In view of the decision of the Hon’ble Supreme Court cited (Supra), we are of the considered opinion that the exemption is available to the society as a whole which has been formed for the sole purpose of establishing, running, managing or assisting schools and colleges in different fields.

  • Nothing has been brought on record that any student has been denied admission for not giving donation. Merely because some of the donors stated that they have given the donation for admission the same in our opinion will not disentitle the society from getting exemption which exists solely for educational purposes and which is otherwise entitled to the exemption.

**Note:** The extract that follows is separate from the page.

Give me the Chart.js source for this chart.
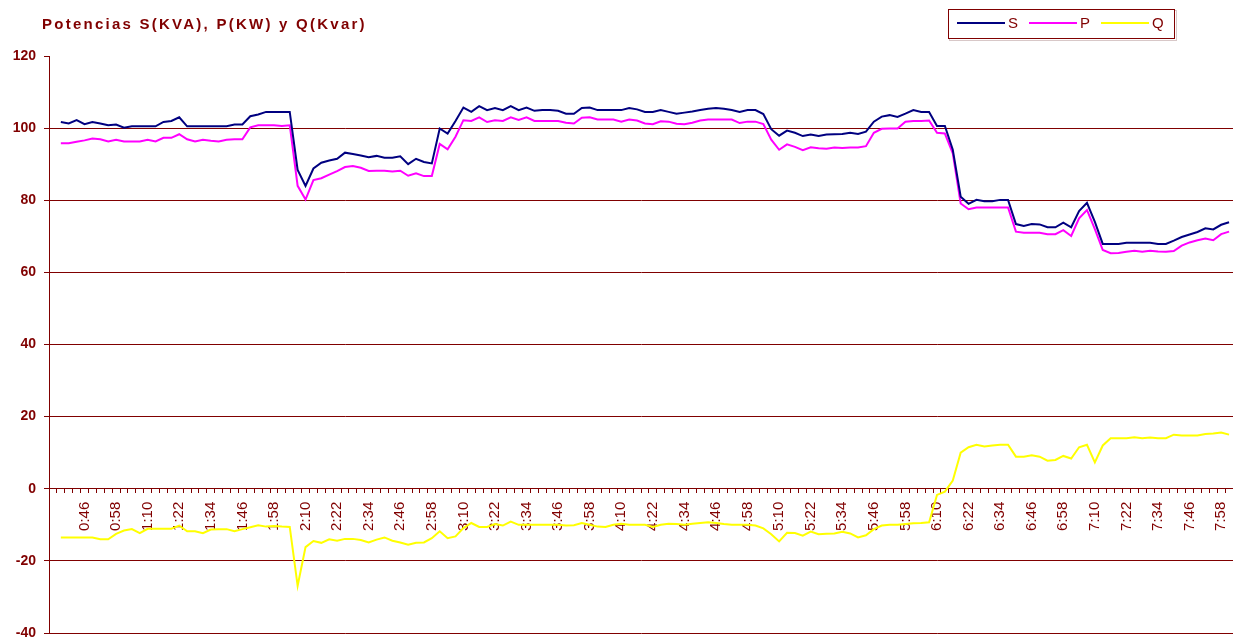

  • The relatives or parents of the students have filled up the declaration stating that they have given voluntary donations to the institutions; even some of them claimed deduction u/s.80G also.
  • Nothing has been brought on record that any such amount of donation has not been accounted for in the books of account or has been utilised by any of the trustees or their relatives or has not been utilised for purposes other than education.